** Your task **
Write the data out again exactly, dropping any images it holds.

## begin Given information

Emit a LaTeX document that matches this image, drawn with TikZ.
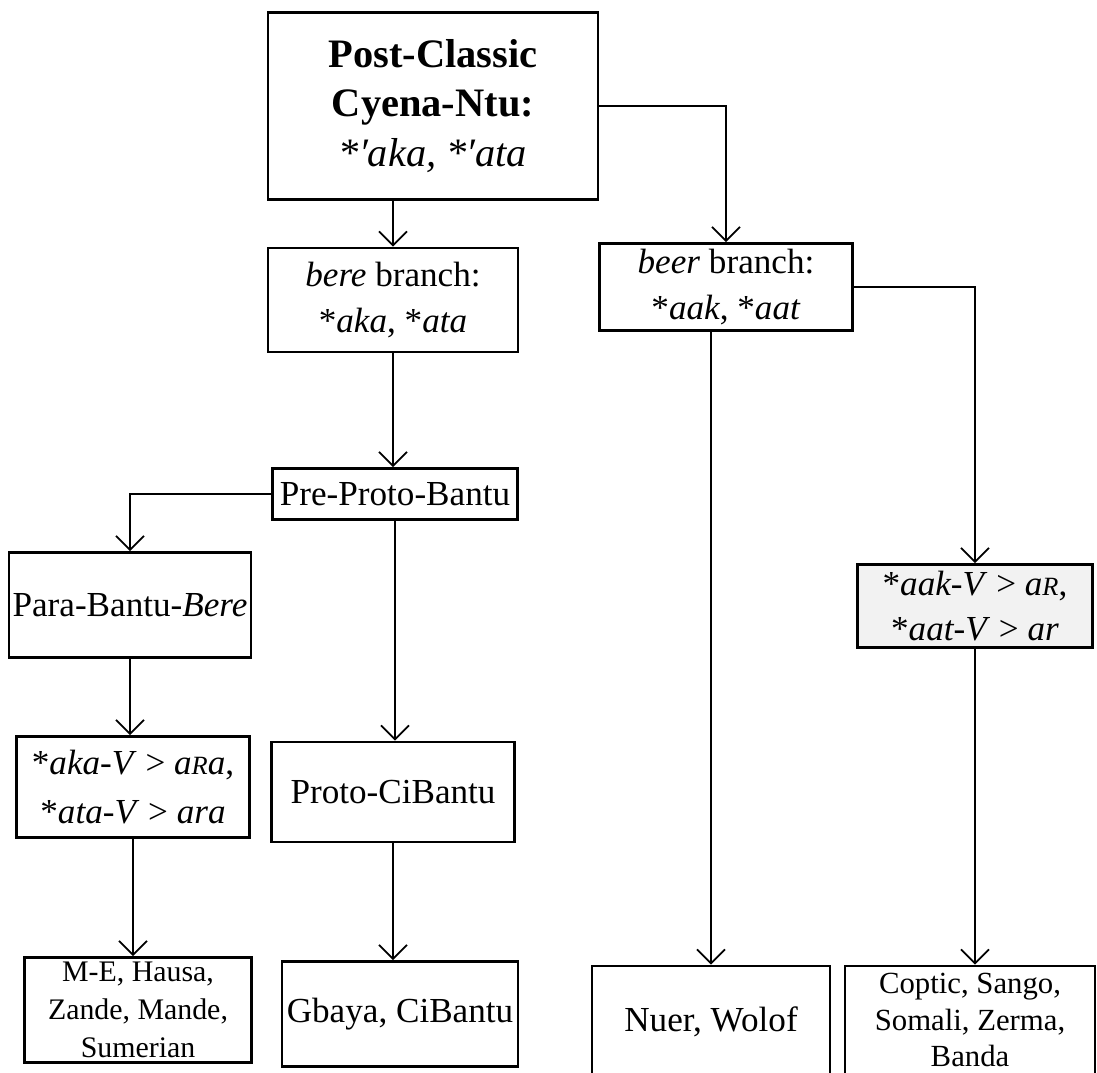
\documentclass[tikz,border=0pt]{standalone}
\usepackage{fontspec}
\setmainfont{Liberation Serif}
\usetikzlibrary{arrows.meta,positioning}
\newcommand{\smallR}{{\fontsize{15}{15}\selectfont R}}

\begin{document}
\begin{tikzpicture}[
    x=0.02cm, y=-0.02cm,
    box/.style={
      draw, line width=1.5pt, align=center, inner sep=2pt,
      font=\fontsize{20}{26}\selectfont
    },
    topbox/.style={box, font=\fontsize{23}{28}\selectfont},
    formbox/.style={box, font=\fontsize{20}{28}\selectfont},
    langbox/.style={box, font=\fontsize{17}{21.5}\selectfont},
    arr/.style={-{Straight Barb[length=2.8mm,width=5.6mm]}, line width=1pt},
  ]
  \clip (0,0) rectangle (1097,1072);

  % Root
  \node[topbox, minimum width=6.6cm, minimum height=3.74cm] (pcc) at (433,106)
    {\textbf{Post-Classic}\\\textbf{Cyena-Ntu:}\\\textit{*′aka, *′ata}};

  % --- bere branch ---
  \node[box, minimum width=5cm, minimum height=2.08cm] (bere) at (393,300)
    {\textit{bere} branch:\\*\textit{aka}, *\textit{ata}};
  \node[box, minimum width=4.9cm, minimum height=1.02cm] (ppb) at (395,494)
    {Pre-Proto-Bantu};
  \node[box, minimum width=4.72cm, minimum height=2.1cm] (para) at (130,605)
    {Para-Bantu-\textit{Bere}};
  \node[formbox, minimum width=4.66cm, minimum height=2.02cm] (ara) at (133,787)
    {*\textit{aka-V} > \textit{a\smallR a},\\*\textit{ata-V} > \textit{ara}};
  \node[box, minimum width=4.86cm, minimum height=2cm] (pcb) at (393,792)
    {Proto-CiBantu};
  \node[langbox, minimum width=4.54cm, minimum height=2.1cm] (me) at (138,1010)
    {M-E, Hausa,\\Zande, Mande,\\Sumerian};
  \node[box, minimum width=4.72cm, minimum height=2.1cm] (gb) at (400,1014)
    {Gbaya, CiBantu};

  % --- beer branch ---
  \node[box, minimum width=5.06cm, minimum height=1.74cm] (beer) at (726,287)
    {\textit{beer} branch:\\*\textit{aak}, *\textit{aat}};
  \node[box, fill=black!5, minimum width=4.7cm, minimum height=1.66cm] (ar) at (975,606)
    {*\textit{aak-V} > \textit{a\smallR},\\*\textit{aat-V} > \textit{ar}};
  \node[box, minimum width=4.76cm, minimum height=2.24cm] (nuer) at (711,1022)
    {Nuer, Wolof};
  \node[box, font=\fontsize{17.5}{21}\selectfont, minimum width=5cm,
        minimum height=2.16cm] (cop) at (970,1020)
    {Coptic, Sango,\\Somali, Zerma,\\Banda};

  % Connectors
  \draw[arr] (pcc.south -| bere.north) -- (bere.north);
  \draw[arr] (pcc.east) -| (beer.north);
  \draw[arr] (bere.south) -- (bere.south |- ppb.north);
  \draw[arr] (ppb.west) -| (para.north);
  \draw[arr] (ppb.south) -- (ppb.south |- pcb.north);
  \draw[arr] (para.south) -- (para.south |- ara.north);
  \draw[arr] (ara.south) -- (ara.south |- me.north);
  \draw[arr] (pcb.south) -- (pcb.south |- gb.north);
  \draw[arr] (beer.south -| nuer.north) -- (nuer.north);
  \draw[arr] (beer.east) -| (ar.north);
  \draw[arr] (ar.south) -- (ar.south |- cop.north);

\end{tikzpicture}
\end{document}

## end Given information

** The answer **
Emit a LaTeX document that matches this image, drawn with TikZ.
\documentclass[tikz,border=0pt]{standalone}
\usepackage{fontspec}
\setmainfont{Liberation Serif}
\usetikzlibrary{arrows.meta,positioning}
\newcommand{\smallR}{{\fontsize{15}{15}\selectfont R}}

\begin{document}
\begin{tikzpicture}[
    x=0.02cm, y=-0.02cm,
    box/.style={
      draw, line width=1.5pt, align=center, inner sep=2pt,
      font=\fontsize{20}{26}\selectfont
    },
    topbox/.style={box, font=\fontsize{23}{28}\selectfont},
    formbox/.style={box, font=\fontsize{20}{28}\selectfont},
    langbox/.style={box, font=\fontsize{17}{21.5}\selectfont},
    arr/.style={-{Straight Barb[length=2.8mm,width=5.6mm]}, line width=1pt},
  ]
  \clip (0,0) rectangle (1097,1072);

  % Root
  \node[topbox, minimum width=6.6cm, minimum height=3.74cm] (pcc) at (433,106)
    {\textbf{Post-Classic}\\\textbf{Cyena-Ntu:}\\\textit{*′aka, *′ata}};

  % --- bere branch ---
  \node[box, minimum width=5cm, minimum height=2.08cm] (bere) at (393,300)
    {\textit{bere} branch:\\*\textit{aka}, *\textit{ata}};
  \node[box, minimum width=4.9cm, minimum height=1.02cm] (ppb) at (395,494)
    {Pre-Proto-Bantu};
  \node[box, minimum width=4.72cm, minimum height=2.1cm] (para) at (130,605)
    {Para-Bantu-\textit{Bere}};
  \node[formbox, minimum width=4.66cm, minimum height=2.02cm] (ara) at (133,787)
    {*\textit{aka-V} > \textit{a\smallR a},\\*\textit{ata-V} > \textit{ara}};
  \node[box, minimum width=4.86cm, minimum height=2cm] (pcb) at (393,792)
    {Proto-CiBantu};
  \node[langbox, minimum width=4.54cm, minimum height=2.1cm] (me) at (138,1010)
    {M-E, Hausa,\\Zande, Mande,\\Sumerian};
  \node[box, minimum width=4.72cm, minimum height=2.1cm] (gb) at (400,1014)
    {Gbaya, CiBantu};

  % --- beer branch ---
  \node[box, minimum width=5.06cm, minimum height=1.74cm] (beer) at (726,287)
    {\textit{beer} branch:\\*\textit{aak}, *\textit{aat}};
  \node[box, fill=black!5, minimum width=4.7cm, minimum height=1.66cm] (ar) at (975,606)
    {*\textit{aak-V} > \textit{a\smallR},\\*\textit{aat-V} > \textit{ar}};
  \node[box, minimum width=4.76cm, minimum height=2.24cm] (nuer) at (711,1022)
    {Nuer, Wolof};
  \node[box, font=\fontsize{17.5}{21}\selectfont, minimum width=5cm,
        minimum height=2.16cm] (cop) at (970,1020)
    {Coptic, Sango,\\Somali, Zerma,\\Banda};

  % Connectors
  \draw[arr] (pcc.south -| bere.north) -- (bere.north);
  \draw[arr] (pcc.east) -| (beer.north);
  \draw[arr] (bere.south) -- (bere.south |- ppb.north);
  \draw[arr] (ppb.west) -| (para.north);
  \draw[arr] (ppb.south) -- (ppb.south |- pcb.north);
  \draw[arr] (para.south) -- (para.south |- ara.north);
  \draw[arr] (ara.south) -- (ara.south |- me.north);
  \draw[arr] (pcb.south) -- (pcb.south |- gb.north);
  \draw[arr] (beer.south -| nuer.north) -- (nuer.north);
  \draw[arr] (beer.east) -| (ar.north);
  \draw[arr] (ar.south) -- (ar.south |- cop.north);

\end{tikzpicture}
\end{document}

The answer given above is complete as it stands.